Monsieur Legault, l’occasion vous est offerte de laisser votre marque dans l’histoire en relevant le défi de la transition écologique. Comme Jean Lesage a marqué l’histoire, en créant l’État social, rendez-vous célèbre en créant l’État écologique. Sinon, on retiendra de vous que vous n’aurez été qu’un simple valet au service de la croissance des profits des grandes entreprises.

 

Des gouvernements poursuivis en justice pour inaction climatique

À la source de ce désordre écologique planétaire, il y a l’avidité des multinationales et de leurs actionnaires, qui font passer les profits avant le climat. Mais, en dernière analyse, la cause se trouve dans l’inaction des gouvernements qui se désintéressent de l’intérêt public pour s’intéresser prioritairement à des intérêts privés.

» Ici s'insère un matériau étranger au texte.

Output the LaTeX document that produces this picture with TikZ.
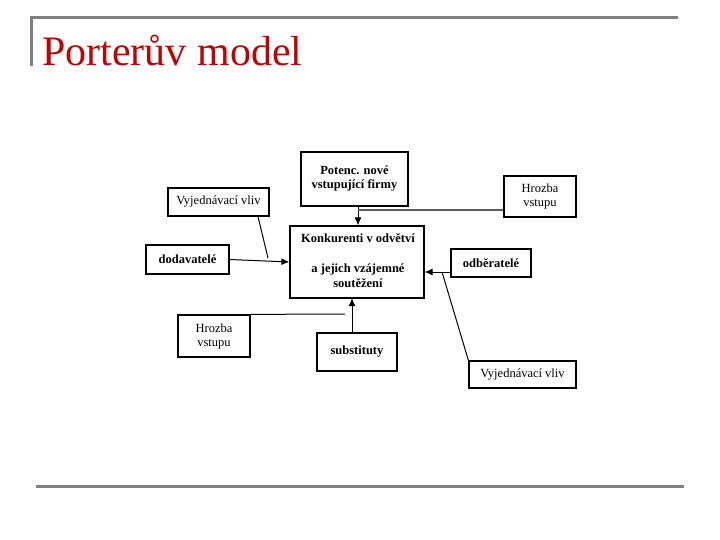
\documentclass[tikz,border=0pt]{standalone}
\usepackage{fontspec}
\setmainfont{Liberation Serif}
\usetikzlibrary{arrows.meta}
\definecolor{titlered}{RGB}{185,5,5}
\definecolor{rulegray}{RGB}{128,128,128}
\definecolor{linegray}{RGB}{95,95,95}
\begin{document}
\begin{tikzpicture}[x=1pt,y=-1pt,
  box/.style={draw=black,line width=1.2pt,inner sep=0pt,align=center,font=\fontsize{12.5}{14}\selectfont},
  boldbox/.style={box,font=\fontsize{12.5}{14}\selectfont\bfseries},
  conn/.style={line width=1pt},
  arr/.style={conn,-{Latex[length=8pt,width=7pt]}},
  frame/.style={rulegray,line width=3pt}]
\useasboundingbox (0,0) rectangle (720,540);
% frame rules
\draw[frame] (30,18) -- (678,18);
\draw[frame] (31,18) -- (31,66);
\draw[frame] (36,486) -- (684,486);
\node[anchor=base west,inner sep=0pt,text=titlered,font=\fontsize{42}{44}\selectfont] (title) at (42,66) {Porterův model};
% boxes
\node[boldbox,minimum width=107pt,minimum height=54pt] (pot) at (354.5,179) {Potenc. nové\\vstupující firmy};
\node[box,minimum width=72pt,minimum height=41pt] (hr1) at (540,196.5) {Hrozba\\vstupu};
\node[box,minimum width=101pt,minimum height=28pt] (vv1) at (218.5,202) {Vyjednávací vliv};
\node[draw=black,line width=1.2pt,minimum width=134pt,minimum height=72pt] (kon) at (357,262) {};
\node[font=\fontsize{12.5}{14}\selectfont\bfseries,inner sep=0pt] (kon1) at (358,238) {Konkurenti v odvětví};
\node[font=\fontsize{12.5}{14}\selectfont\bfseries,inner sep=0pt,align=center] (kon2) at (358,276) {a jejich vzájemné\\[1pt]soutěžení};
\node[boldbox,minimum width=83pt,minimum height=29pt] (dod) at (187.5,259.5) {dodavatelé};
\node[boldbox,minimum width=80pt,minimum height=28pt] (odb) at (491,263) {odběratelé};
\node[box,minimum width=72pt,minimum height=42pt] (hr2) at (214,336) {Hrozba\\vstupu};
\node[boldbox,minimum width=80pt,minimum height=38pt] (sub) at (357,352) {substituty};
\node[box,minimum width=107pt,minimum height=27pt] (vv2) at (522.5,374.5) {Vyjednávací vliv};
% junction coordinates
\coordinate (j1) at (358,210);
\coordinate (c1) at (268,258);
\coordinate (c2) at (442,272);
\coordinate (c3) at (345,314);
\coordinate (c4) at (352,298);
% connectors
\draw[arr] (pot.south -| j1) -- (kon.north -| j1);
\draw[linegray,line width=2.5pt] (j1) -- (j1 -| hr1.west);
\draw[arr] (dod.east) -- (kon.west);
\draw[conn] (vv1.south -| 258,0) -- (c1);
\draw[arr] (odb.west |- c2) -- (kon.east |- c2);
\draw[conn] (c2) -- (vv2.north west);
\draw[conn] (hr2.north east) -- (c3);
\draw[arr] (sub.north -| c4) -- (c4);
\end{tikzpicture}
\end{document}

Gare à vous, MM. Legault et Trudeau ! Dans plusieurs pays, des jeunes éveillés entreprennent des poursuites en justice contre leurs gouvernements pour inaction climatique. On observe de telles initiatives en Belgique, aux États-Unis, en France, en Irlande, en Norvège, au Royaume-Uni, en Suisse et ailleurs.

Aux Pays-Bas, un tribunal a fait jurisprudence dans une première décision juridico-climatique. Le 9 octobre dernier, la justice néerlandaise « a condamné en appel le gouvernement à rehausser très rapidement son ambition climatique ».

« Ce jugement constitue une mise en garde pour les gouvernements du monde entier », a conclu Tessa Khan, codirectrice du Réseau sur les litiges climatiques – Climate Litigation Network – qui soutient des causes sur le climat et l’environnement.